Fewer than one in four rape cases brought to court by Lancashire Police results in a conviction, figures show.
Data released by the Ministry of Justice (MoJ) reveals that in 2017 only 23 per cent ofprosecutions for rape were successful in Lancashire.
The conviction rate, based on 156 court cases, of which 36 resulted in convictions, is lower than for other sexual crimes, and is also worse than other serious crimes such as grievous bodily harm.
Yet these figures are among some of the better rates in the country – in neighbouring Cumbria only nine per cent of cases brought to court were successful.
Supt Ian Whitehead, of Lancashire Constabulary’s Public Protection Unit, said: “Our conviction rates for rape and sexual assault are above the national average, however we will continually strive to improve outcomes for all victims.
“We want victims to feel confident that they will be treated with compassion and that we will do everything possible to trace those responsible and take action against them.
“Most of the reports of rape that we receive are committed by someone that the victim knows in some way – incidents of stranger rape are very rare.
“Investigations of rape usually identify the offender as being a family member, a friend, someone who has groomed them before committing the attack or someone they have met on a night out. All of these factors can often make it hard for a victim to want to report the crime.
“Throughout our involvement in a report of rape, and its subsequent investigation, we offer a victim-centred approach. Rape is a traumatic crime and the victim is at the heart of everything that we do.
“The constabulary has introduced a number of measures over the past few years to ensure that victims are treated professionally, with sensitivity and with regard for their future safety and well-being.”
Across England and Wales even less rapists are brought to justice. Overall one-in-five rape cases are successfully prosecuted, according to the MoJ.

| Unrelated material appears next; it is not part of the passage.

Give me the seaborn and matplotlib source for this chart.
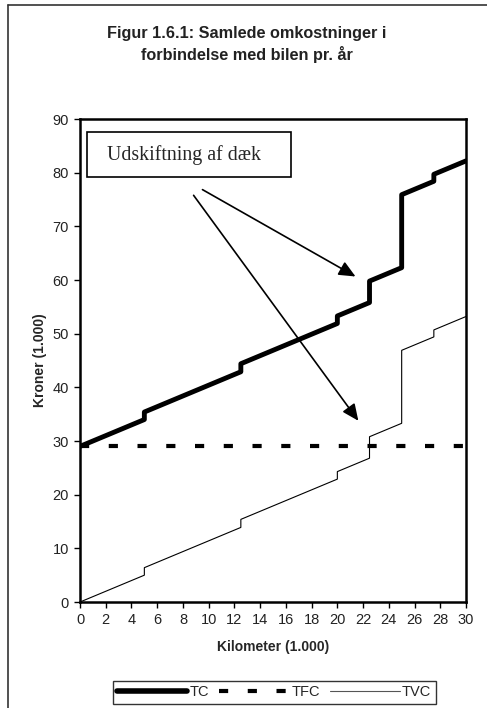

The number of rapes and attempted rapes reported to the police has generally been on the increase in recent years, a positive sign that victims feel more confident in coming forward, particularly in the wake of the Jimmy Saville abuse scandal and the awareness this raised.
However, while it appears more victims are willing to come forward, the burden of proof is always on the prosecution to prove such allegations to a jury beyond all reasonable doubt and this can be tricky for jurors in Lancashire’s courtrooms when so many cases hinge on the issue of consent or the suspect’s reasonable belief in consent.
Alleged offences usually take place in private, where the complainant is the only witness.
In some cases the rape is historic in nature so forensic evidence is almost impossible to come by.
Victim charities have voiced concerns the low figures could potentially deter victims from beginning the process to seek justice.
Claire Powell, contract manger for Lancashire at independent charity Victim Support, said: “It is positive to see the number of rape cases being brought to court increasing and we know that there is ongoing work to improve this, but one in four is still too low.
“The majority of rape victims do not report the crime in the first place and the fear of not being believed and not getting the justice they deserve is one of the main reasons for that.
“Unfortunately news like this has the potential to undermine public confidence in the criminal justice system and more must be done to drive up prosecution rates.”
Dr Hannah Bows, senior lecturer in criminology at Teeside University, is also concerned these figures will put people off from reporting rape allegations.
She says: “It’s a pretty horrible and pretty lengthy process anyway. Often the victim feels like they’re on trial. If someone said to you do you want to have your whole life exposed for around a one in four chance of success you’d probably say no.”
She said that while it was hard to judge without knowing the details of cases, the figures were “particularly surprising”. It shows something is going wrong either with charging decisions being made by the Crown Prosecution Service or what’s happening in court. Something is going wrong because the evidence required in rape cases to get a case brought to court is so high. Any question marks and the case is unlikely to go forward.
“That’s why it’s so frustrating when people say there are loads of false rape cases because it’s not true.”
The figures come at a time the process of rape trials is under scrutiny after several case collapsed at the turn of the year over problems with disclosure of evidence.
The trial of Liam Allan was stopped at Croydon Crown Court, after an officer had failed to find key evidence, including 57,000 messages between the alleged victim and Mr Allan.
Three other trials were halted within the next month, leading the CPS to review all rape cases that were being brought to court.
A CPS spokesman said: “We recognise that rape and serious sexual offences are some of the most complex cases prosecuted by the CPS and we have worked hard in recent years to improve how we deal with these cases.
“We have almost doubled the number of specialist prosecutors in our dedicated Rape and Serious Sexual Offence Units and improved the support we offer victims through criminal proceedings.
“In recognition of the unique challenges involved in prosecuting these offences and taking them to trial, the CPS is focused on building strong cases with all available evidence, including CCTV, eyewitness accounts and mobile phone evidence, and supporting victims throughout the process.”
The data shows that prosecutions for Lancashire Police are becoming increasingly successful, albeit slowly.
In 2016, 22 per cent of rape cases brought to court resulted in convictions but the rate is now 23 per cent.
In 2015 into 2016 CPS North West set up a specialist unit for prosecuting rape and serious sexual offences, with specially trained prosecutors and paralegal staff.